La preuve d’un caractère «actuel et certain». Là encore, si ce caractère peut parait tautologique, il ne l’est pas car sous couvert de son affirmation la commission en profite pour préciser que «le préjudice invoqué sera examiné sur l’ensemble de l’exercice comptable annuel 2024 afin de prendre en compte un éventuel effet rebond de l’activité à l’issue de la période de restriction».Une telle appréciation ne pourra que conduire à exclure du principe même d’indemnisation ou à tout le moins réduire sensiblement le montant proposé de nombreux établissements. Elle conduit nécessairement à retarder l’examen et le traitement des demandes d’indemnisation puisque la commission entend réclamer la production du bilan de l’exercice 2024, certifié lorsqu’il y a lieu.
Un régime qui n’est pas adapté à la situation
Indépendamment de ces défauts conceptuels, ce régime d’indemnisation ne serait pas adapté car il a été créé par la jurisprudence (Conseil d’Etat) pour répondre une situation (travaux publics) totalement différente de celle à laquelle nous sommes confrontés (préjudices causés par les mesures de sécurité des sites des JO). La situation du restaurant ou de l’hôtel qui doit faire face à des travaux publics, qui constituent le plus souvent une nécessité, n’a pas grand-chose à voir avec celle des mesures de sécurité prises dans le cadre d’un événement comme les Jeux Olympiques. Je comprends en outre qu’il ne sera question d’envisager que la perte d’exploitation (excédent brut d’exploitation) alors que les établissements auront, pour beaucoup, dû faire face à des préjudices directs. Ainsi, les établissements contraints de retirer leurs terrasses voire (lorsqu’ils en sont dotés) leurs écrans et leur plancher auront dû engager des frais, de même que pour les réinstaller après les JO.
La procédure
Pour autant qu’elle affirme que «l’intérêt de cette commission pour les professionnels demandeurs est donc d’avoir la possibilité, si ces conditions sont réunies, de bénéficier d’une indemnisation dans des délais plus rapides que ceux qui résulteraient de l’engagement d’une procédure juridictionnelle dont l’aboutissement complet serait forcément plus tardif», force est de constater que les professionnels ne doivent pas s’attendre à être indemnisés rapidement et même obtenir rapidement une offre d’indemnisation.
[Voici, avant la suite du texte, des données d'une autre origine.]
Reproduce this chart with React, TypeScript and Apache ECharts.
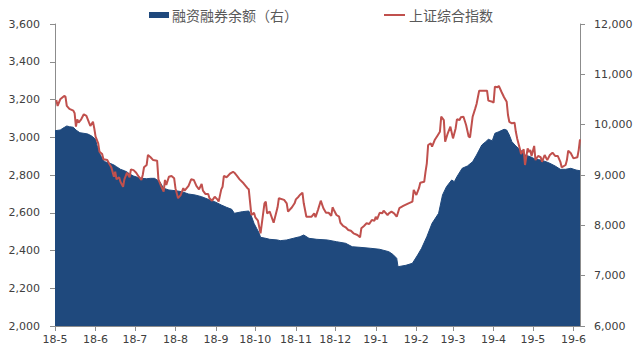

D’abord parce qu’il sera réclamé pour le dépôt du dossier la communication du bilan de l’exercice 2024 qui n’interviendra pas (pour ceux dont la clôture est fixée au 31 décembre), avant le mois d’avril ou mai 2025 de sorte que le dépôt de la demande ne pourra pas intervenir avant la mi-2025, et, pour ceux dont l’exercice se clôture plus tard (30 juin), il faudra attendre la fin de l’année 2025.
Ensuite parce que la commission prévoit une durée d’instruction de 4 mois qui constituera une moyenne, voire le temps minimum. Enfin, parce que la Commission ne rendra qu’un avis qui pourra ou non être suivi par le Ministère chargé de statuer (principalement le Ministre de l’Intérieur dont dépend le préfet de police de Paris).